Given problem
Identify the lines that contain the string "this", then copy each of them.

Provided records
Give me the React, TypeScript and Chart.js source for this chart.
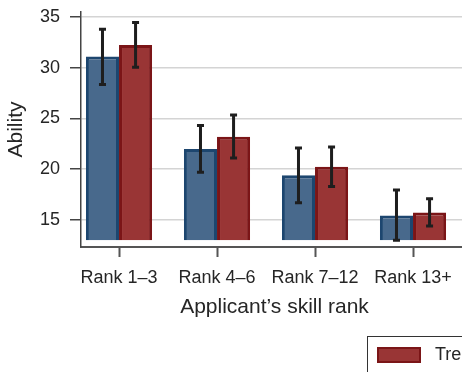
import React, { useEffect, useRef } from "react";
import { Chart, registerables } from "chart.js";

Chart.register(...registerables);

// Skill-rank groups and the y tick values
const categories = ["Rank 1\u20133", "Rank 4\u20136", "Rank 7\u201312", "Rank 13+"];
const yTicks = [15, 20, 25, 30, 35];

// Mean ability and 95% confidence bounds per group
const controlMeans = [31.1, 22.0, 19.4, 15.45];
const controlLow = [28.35, 19.7, 16.7, 13.0];
const controlHigh = [33.8, 24.3, 22.1, 17.95];

const treatMeans = [32.25, 23.2, 20.25, 15.75];
const treatLow = [30.05, 21.1, 18.3, 14.4];
const treatHigh = [34.45, 25.35, 22.2, 17.1];

const seriesNames = ["Control", "Treatment"];

const FONT = "'Liberation Sans', Arial, Helvetica, sans-serif";
const TEXT = "#262626";
const BLUE_FILL = "#48698c";
const BLUE_EDGE = "#1d466f";
const RED_FILL = "#993535";
const RED_EDGE = "#7b1517";

const W = 468;
const H = 420;

const errorBars = {
  id: "errorBars",
  afterDatasetsDraw(chart: any) {
    const ctx = chart.ctx;
    const y = chart.scales.y;
    const bounds = [
      [controlLow, controlHigh],
      [treatLow, treatHigh],
    ];
    ctx.save();
    ctx.strokeStyle = "#1e1e1e";
    ctx.lineWidth = 3;
    ctx.lineCap = "butt";
    chart.data.datasets.forEach((_: any, di: number) => {
      const meta = chart.getDatasetMeta(di);
      meta.data.forEach((bar: any, i: number) => {
        const x = bar.x;
        const yl = y.getPixelForValue(bounds[di][0][i]);
        const yh = y.getPixelForValue(bounds[di][1][i]);
        ctx.beginPath();
        ctx.moveTo(x, yl);
        ctx.lineTo(x, yh);
        ctx.moveTo(x - 3.5, yl);
        ctx.lineTo(x + 3.5, yl);
        ctx.moveTo(x - 3.5, yh);
        ctx.lineTo(x + 3.5, yh);
        ctx.stroke();
      });
    });
    ctx.restore();
  },
};

const boxedLegend = {
  id: "boxedLegend",
  afterDraw(chart: any) {
    const ctx = chart.ctx;
    const left = chart.chartArea.left + 286;
    const top = chart.chartArea.bottom + 89;
    ctx.save();
    ctx.strokeStyle = "#333";
    ctx.lineWidth = 1;
    ctx.strokeRect(left + 0.5, top + 0.5, 330, 60);
    const items = [
      { label: seriesNames[1], fill: RED_FILL, edge: RED_EDGE },
      { label: seriesNames[0], fill: BLUE_FILL, edge: BLUE_EDGE },
    ];
    let x = left + 10;
    ctx.font = `18px ${FONT}`;
    ctx.textBaseline = "middle";
    ctx.textAlign = "left";
    items.forEach((it) => {
      ctx.fillStyle = it.fill;
      ctx.fillRect(x, top + 11, 44, 16);
      ctx.strokeStyle = it.edge;
      ctx.lineWidth = 2;
      ctx.strokeRect(x + 1, top + 12, 42, 14);
      ctx.fillStyle = TEXT;
      ctx.fillText(it.label, x + 58, top + 19);
      x += 58 + ctx.measureText(it.label).width + 24;
    });
    ctx.restore();
  },
};

export default function App() {
  const ref = useRef<HTMLCanvasElement | null>(null);

  useEffect(() => {
    if (!ref.current) return;
    const chart = new Chart(ref.current, {
      type: "bar",
      data: {
        datasets: [
          {
            label: seriesNames[0],
            data: controlMeans.map((v, i) => ({ x: i + 1, y: v })),
            backgroundColor: BLUE_FILL,
            borderColor: BLUE_EDGE,
            borderWidth: 3,
            base: 13,
          },
          {
            label: seriesNames[1],
            data: treatMeans.map((v, i) => ({ x: i + 1, y: v })),
            backgroundColor: RED_FILL,
            borderColor: RED_EDGE,
            borderWidth: 3,
            base: 13,
          },
        ],
      },
      options: {
        responsive: false,
        animation: false,
        devicePixelRatio: 1,
        categoryPercentage: 0.675,
        barPercentage: 1,
        layout: { padding: { top: 12, right: 0, bottom: 100, left: 0 } },
        plugins: {
          legend: { display: false },
          tooltip: { enabled: false },
        },
        scales: {
          x: {
            type: "linear",
            min: 0.612,
            max: 4.561,
            offset: false,
            afterBuildTicks: (s: any) => {
              s.ticks = categories.map((_, i) => ({ value: i + 1 }));
            },
            afterFit: (s: any) => {
              s.height = 73;
              s.paddingLeft = 0;
              s.paddingRight = 0;
            },
            ticks: {
              callback: (v: any) => categories[Math.round(v) - 1],
              font: { family: FONT, size: 18 },
              color: TEXT,
              padding: 10,
              maxRotation: 0,
              autoSkip: false,
            },
            grid: {
              offset: false,
              drawOnChartArea: false,
              drawTicks: true,
              tickLength: 10,
              tickColor: "#555",
              tickWidth: 2,
            },
            border: { display: true, color: "#555", width: 2 },
            title: {
              display: true,
              text: "Applicant\u2019s skill rank",
              font: { family: FONT, size: 21 },
              color: TEXT,
              padding: 0,
            },
          },
          y: {
            min: 12.34,
            max: 35.49,
            afterBuildTicks: (s: any) => {
              s.ticks = yTicks.map((v) => ({ value: v }));
            },
            afterFit: (s: any) => {
              s.width = 81;
              s.paddingTop = 0;
              s.paddingBottom = 0;
            },
            ticks: {
              font: { family: FONT, size: 18 },
              color: TEXT,
              padding: 10,
            },
            grid: {
              color: "#d4d4d4",
              lineWidth: 1.5,
              drawTicks: true,
              tickLength: 11,
              tickColor: "#444",
              tickWidth: 1.5,
            },
            border: { display: true, color: "#444", width: 1.5 },
            title: {
              display: true,
              text: "Ability",
              font: { family: FONT, size: 21 },
              color: TEXT,
              padding: { top: 4, bottom: 0 },
            },
          },
        },
      },
      plugins: [errorBars, boxedLegend],
    });
    return () => chart.destroy();
  }, []);

  return (
    <div
      style={{
        position: "fixed",
        top: 0,
        left: 0,
        width: 462,
        height: 372,
        overflow: "hidden",
        background: "#fff",
      }}
    >
      <canvas ref={ref} width={W} height={H} style={{ width: W, height: H, display: "block" }} />
    </div>
  );
}
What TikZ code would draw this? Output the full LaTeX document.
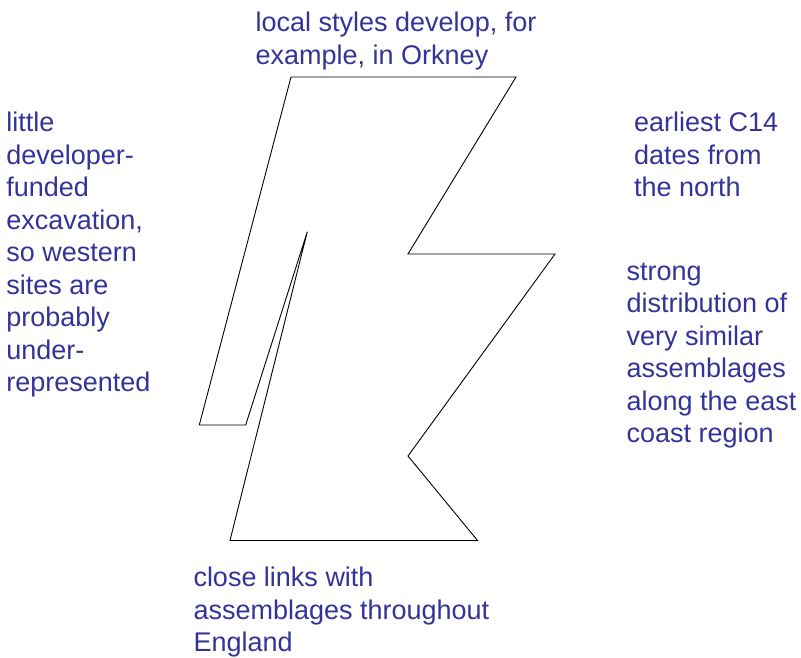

Task response
Give me the React, TypeScript and Chart.js source for this chart.
What TikZ code would draw this? Output the full LaTeX document.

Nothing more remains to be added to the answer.